start

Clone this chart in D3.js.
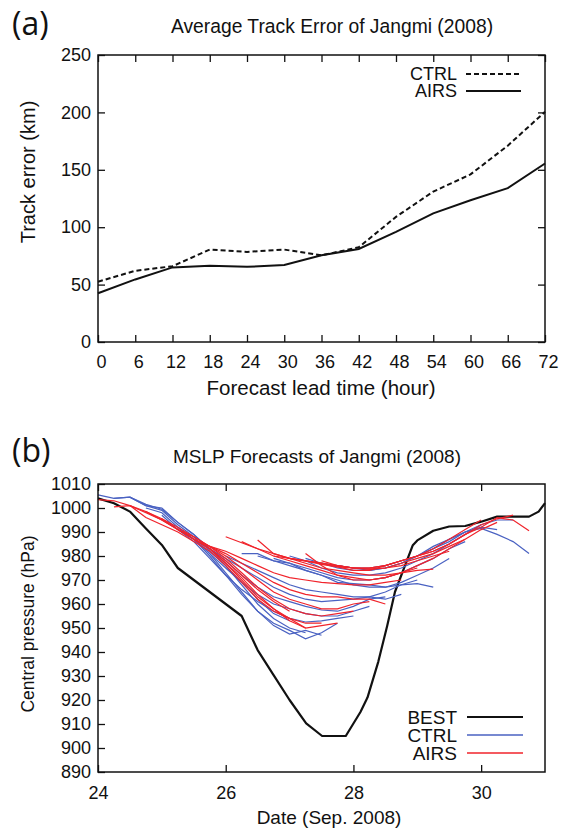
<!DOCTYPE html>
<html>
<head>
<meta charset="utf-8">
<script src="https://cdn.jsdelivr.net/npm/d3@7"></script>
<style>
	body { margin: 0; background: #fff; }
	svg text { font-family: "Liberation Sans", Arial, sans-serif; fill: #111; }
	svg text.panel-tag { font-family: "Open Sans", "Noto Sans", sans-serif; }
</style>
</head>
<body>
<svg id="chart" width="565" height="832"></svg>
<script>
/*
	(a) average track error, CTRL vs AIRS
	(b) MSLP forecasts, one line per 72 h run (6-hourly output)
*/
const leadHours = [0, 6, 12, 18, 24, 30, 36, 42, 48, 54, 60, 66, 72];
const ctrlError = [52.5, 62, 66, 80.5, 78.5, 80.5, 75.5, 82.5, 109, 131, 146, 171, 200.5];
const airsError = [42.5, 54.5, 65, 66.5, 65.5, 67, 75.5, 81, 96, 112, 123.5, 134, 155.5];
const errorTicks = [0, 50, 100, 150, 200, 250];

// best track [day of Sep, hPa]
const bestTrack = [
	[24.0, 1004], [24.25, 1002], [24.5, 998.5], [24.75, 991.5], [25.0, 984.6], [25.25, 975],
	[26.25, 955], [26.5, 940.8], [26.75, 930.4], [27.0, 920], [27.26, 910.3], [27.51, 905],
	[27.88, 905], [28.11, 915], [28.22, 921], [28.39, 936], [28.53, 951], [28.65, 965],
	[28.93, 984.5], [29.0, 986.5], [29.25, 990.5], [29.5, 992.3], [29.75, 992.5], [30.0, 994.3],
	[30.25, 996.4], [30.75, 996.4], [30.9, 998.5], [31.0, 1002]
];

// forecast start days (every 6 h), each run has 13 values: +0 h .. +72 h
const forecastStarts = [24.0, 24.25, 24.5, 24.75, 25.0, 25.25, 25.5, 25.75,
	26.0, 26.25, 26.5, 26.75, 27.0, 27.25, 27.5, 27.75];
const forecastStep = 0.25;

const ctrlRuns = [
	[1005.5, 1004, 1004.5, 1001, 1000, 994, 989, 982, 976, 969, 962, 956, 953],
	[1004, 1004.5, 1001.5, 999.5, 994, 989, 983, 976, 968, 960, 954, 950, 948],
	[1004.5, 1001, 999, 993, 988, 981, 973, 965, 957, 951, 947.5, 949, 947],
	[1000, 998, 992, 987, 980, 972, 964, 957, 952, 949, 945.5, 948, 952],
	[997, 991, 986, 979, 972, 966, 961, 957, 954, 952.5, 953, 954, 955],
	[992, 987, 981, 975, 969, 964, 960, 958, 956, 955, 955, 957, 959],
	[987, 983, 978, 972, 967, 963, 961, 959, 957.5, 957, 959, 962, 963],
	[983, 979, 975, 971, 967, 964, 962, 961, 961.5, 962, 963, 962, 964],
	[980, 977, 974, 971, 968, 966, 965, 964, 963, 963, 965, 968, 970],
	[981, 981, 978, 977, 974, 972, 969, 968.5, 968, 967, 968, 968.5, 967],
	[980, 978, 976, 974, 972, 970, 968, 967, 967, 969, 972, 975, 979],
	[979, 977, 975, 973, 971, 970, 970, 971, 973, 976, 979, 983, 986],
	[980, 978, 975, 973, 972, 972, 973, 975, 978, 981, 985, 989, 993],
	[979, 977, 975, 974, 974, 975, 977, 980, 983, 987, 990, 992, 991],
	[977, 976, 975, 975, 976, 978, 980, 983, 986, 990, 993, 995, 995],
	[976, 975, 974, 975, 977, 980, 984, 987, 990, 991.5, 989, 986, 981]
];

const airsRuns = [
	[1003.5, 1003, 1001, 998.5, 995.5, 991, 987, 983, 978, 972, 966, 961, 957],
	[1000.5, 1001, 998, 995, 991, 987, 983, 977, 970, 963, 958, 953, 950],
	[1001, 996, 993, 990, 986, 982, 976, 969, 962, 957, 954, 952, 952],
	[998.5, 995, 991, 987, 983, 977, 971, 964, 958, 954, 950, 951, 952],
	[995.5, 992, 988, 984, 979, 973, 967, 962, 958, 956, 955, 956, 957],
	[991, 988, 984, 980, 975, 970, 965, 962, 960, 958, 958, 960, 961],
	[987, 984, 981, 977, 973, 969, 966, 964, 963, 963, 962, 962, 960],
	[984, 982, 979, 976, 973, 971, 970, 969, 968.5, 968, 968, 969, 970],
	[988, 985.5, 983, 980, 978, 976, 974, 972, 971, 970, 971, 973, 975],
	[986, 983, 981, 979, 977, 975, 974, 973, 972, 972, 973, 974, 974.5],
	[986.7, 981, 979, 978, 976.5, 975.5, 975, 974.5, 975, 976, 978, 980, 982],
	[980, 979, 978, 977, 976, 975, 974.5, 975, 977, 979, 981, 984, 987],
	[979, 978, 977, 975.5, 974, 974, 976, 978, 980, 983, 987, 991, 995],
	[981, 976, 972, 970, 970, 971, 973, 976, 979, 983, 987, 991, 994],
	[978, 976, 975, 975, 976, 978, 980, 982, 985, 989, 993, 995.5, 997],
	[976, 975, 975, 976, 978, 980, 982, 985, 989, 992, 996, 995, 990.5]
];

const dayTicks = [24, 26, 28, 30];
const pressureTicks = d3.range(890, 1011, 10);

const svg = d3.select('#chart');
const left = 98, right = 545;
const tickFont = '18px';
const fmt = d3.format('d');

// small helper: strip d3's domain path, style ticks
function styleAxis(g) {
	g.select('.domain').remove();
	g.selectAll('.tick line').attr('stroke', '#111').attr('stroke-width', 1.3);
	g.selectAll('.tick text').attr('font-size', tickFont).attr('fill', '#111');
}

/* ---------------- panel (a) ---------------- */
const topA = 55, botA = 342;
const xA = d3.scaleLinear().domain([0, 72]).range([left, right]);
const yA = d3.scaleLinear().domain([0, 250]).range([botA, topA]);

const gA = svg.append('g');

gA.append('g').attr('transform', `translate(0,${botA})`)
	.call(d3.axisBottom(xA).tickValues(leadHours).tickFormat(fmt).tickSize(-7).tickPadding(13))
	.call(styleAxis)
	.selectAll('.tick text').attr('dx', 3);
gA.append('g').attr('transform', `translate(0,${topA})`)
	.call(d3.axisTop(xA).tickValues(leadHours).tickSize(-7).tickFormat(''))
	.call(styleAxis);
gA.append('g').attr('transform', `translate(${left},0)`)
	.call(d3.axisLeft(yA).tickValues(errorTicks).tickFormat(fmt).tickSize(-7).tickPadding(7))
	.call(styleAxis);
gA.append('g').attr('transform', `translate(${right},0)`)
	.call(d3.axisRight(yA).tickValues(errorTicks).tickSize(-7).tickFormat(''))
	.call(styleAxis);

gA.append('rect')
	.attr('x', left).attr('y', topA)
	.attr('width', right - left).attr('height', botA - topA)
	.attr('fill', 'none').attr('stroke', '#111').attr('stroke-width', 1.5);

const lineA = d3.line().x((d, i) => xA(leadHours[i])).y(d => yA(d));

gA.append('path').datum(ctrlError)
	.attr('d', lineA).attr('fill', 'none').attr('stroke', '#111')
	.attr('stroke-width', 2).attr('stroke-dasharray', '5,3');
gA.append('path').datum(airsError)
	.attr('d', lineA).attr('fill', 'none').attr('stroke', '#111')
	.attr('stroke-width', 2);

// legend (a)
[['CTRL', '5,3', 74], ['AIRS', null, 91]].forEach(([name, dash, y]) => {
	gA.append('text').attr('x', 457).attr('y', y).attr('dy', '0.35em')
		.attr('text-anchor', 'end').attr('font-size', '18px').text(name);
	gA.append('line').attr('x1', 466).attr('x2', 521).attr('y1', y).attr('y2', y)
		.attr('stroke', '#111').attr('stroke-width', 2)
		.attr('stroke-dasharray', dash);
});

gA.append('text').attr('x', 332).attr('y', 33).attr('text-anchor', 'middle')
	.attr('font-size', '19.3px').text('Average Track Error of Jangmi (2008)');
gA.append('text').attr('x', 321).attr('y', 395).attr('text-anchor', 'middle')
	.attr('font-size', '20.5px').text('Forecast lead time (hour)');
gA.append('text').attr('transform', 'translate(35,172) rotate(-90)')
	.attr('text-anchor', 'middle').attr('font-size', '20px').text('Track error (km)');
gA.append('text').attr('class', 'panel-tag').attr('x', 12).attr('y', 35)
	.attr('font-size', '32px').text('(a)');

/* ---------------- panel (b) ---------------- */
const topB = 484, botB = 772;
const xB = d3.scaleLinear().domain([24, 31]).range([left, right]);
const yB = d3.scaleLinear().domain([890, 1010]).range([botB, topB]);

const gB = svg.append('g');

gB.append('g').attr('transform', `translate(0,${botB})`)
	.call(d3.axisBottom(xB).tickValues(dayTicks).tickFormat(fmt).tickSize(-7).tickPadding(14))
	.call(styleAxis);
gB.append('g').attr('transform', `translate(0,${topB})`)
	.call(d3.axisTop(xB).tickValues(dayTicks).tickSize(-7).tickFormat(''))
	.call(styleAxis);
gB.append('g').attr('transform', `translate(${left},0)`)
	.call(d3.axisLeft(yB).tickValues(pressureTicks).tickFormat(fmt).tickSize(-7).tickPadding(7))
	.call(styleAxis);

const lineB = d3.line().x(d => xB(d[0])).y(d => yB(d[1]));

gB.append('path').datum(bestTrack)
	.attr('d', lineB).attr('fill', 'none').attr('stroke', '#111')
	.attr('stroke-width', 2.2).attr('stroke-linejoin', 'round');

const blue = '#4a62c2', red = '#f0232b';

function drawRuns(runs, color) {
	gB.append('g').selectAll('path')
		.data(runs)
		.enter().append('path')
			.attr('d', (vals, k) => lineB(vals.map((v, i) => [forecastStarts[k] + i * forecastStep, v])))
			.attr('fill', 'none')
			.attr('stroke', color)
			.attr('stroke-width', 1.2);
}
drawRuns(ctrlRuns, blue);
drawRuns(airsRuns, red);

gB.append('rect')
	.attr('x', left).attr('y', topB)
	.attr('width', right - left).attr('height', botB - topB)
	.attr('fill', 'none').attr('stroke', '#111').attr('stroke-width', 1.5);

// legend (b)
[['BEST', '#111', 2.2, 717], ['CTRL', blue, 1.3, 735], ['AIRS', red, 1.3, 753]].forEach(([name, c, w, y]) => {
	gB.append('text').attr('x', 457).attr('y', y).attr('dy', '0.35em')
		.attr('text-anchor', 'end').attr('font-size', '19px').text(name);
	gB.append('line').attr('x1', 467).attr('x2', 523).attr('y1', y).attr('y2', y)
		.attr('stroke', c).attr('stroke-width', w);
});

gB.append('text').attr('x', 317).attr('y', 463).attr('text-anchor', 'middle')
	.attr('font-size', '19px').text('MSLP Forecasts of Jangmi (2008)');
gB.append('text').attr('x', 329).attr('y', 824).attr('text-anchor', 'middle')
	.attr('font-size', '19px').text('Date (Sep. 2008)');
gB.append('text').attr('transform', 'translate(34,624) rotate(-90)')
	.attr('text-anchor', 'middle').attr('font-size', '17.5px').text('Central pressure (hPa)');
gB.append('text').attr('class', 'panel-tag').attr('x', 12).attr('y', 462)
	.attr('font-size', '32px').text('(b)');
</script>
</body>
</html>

end

AIM:
Copy nothing but the lines from the top of the material through the line holding "const forecastStep = 0.25;", exactly as written; omit pictures.

TASK RESULT:
Clone this chart in D3.js.
<!DOCTYPE html>
<html>
<head>
<meta charset="utf-8">
<script src="https://cdn.jsdelivr.net/npm/d3@7"></script>
<style>
	body { margin: 0; background: #fff; }
	svg text { font-family: "Liberation Sans", Arial, sans-serif; fill: #111; }
	svg text.panel-tag { font-family: "Open Sans", "Noto Sans", sans-serif; }
</style>
</head>
<body>
<svg id="chart" width="565" height="832"></svg>
<script>
/*
	(a) average track error, CTRL vs AIRS
	(b) MSLP forecasts, one line per 72 h run (6-hourly output)
*/
const leadHours = [0, 6, 12, 18, 24, 30, 36, 42, 48, 54, 60, 66, 72];
const ctrlError = [52.5, 62, 66, 80.5, 78.5, 80.5, 75.5, 82.5, 109, 131, 146, 171, 200.5];
const airsError = [42.5, 54.5, 65, 66.5, 65.5, 67, 75.5, 81, 96, 112, 123.5, 134, 155.5];
const errorTicks = [0, 50, 100, 150, 200, 250];

// best track [day of Sep, hPa]
const bestTrack = [
	[24.0, 1004], [24.25, 1002], [24.5, 998.5], [24.75, 991.5], [25.0, 984.6], [25.25, 975],
	[26.25, 955], [26.5, 940.8], [26.75, 930.4], [27.0, 920], [27.26, 910.3], [27.51, 905],
	[27.88, 905], [28.11, 915], [28.22, 921], [28.39, 936], [28.53, 951], [28.65, 965],
	[28.93, 984.5], [29.0, 986.5], [29.25, 990.5], [29.5, 992.3], [29.75, 992.5], [30.0, 994.3],
	[30.25, 996.4], [30.75, 996.4], [30.9, 998.5], [31.0, 1002]
];

// forecast start days (every 6 h), each run has 13 values: +0 h .. +72 h
const forecastStarts = [24.0, 24.25, 24.5, 24.75, 25.0, 25.25, 25.5, 25.75,
	26.0, 26.25, 26.5, 26.75, 27.0, 27.25, 27.5, 27.75];
const forecastStep = 0.25;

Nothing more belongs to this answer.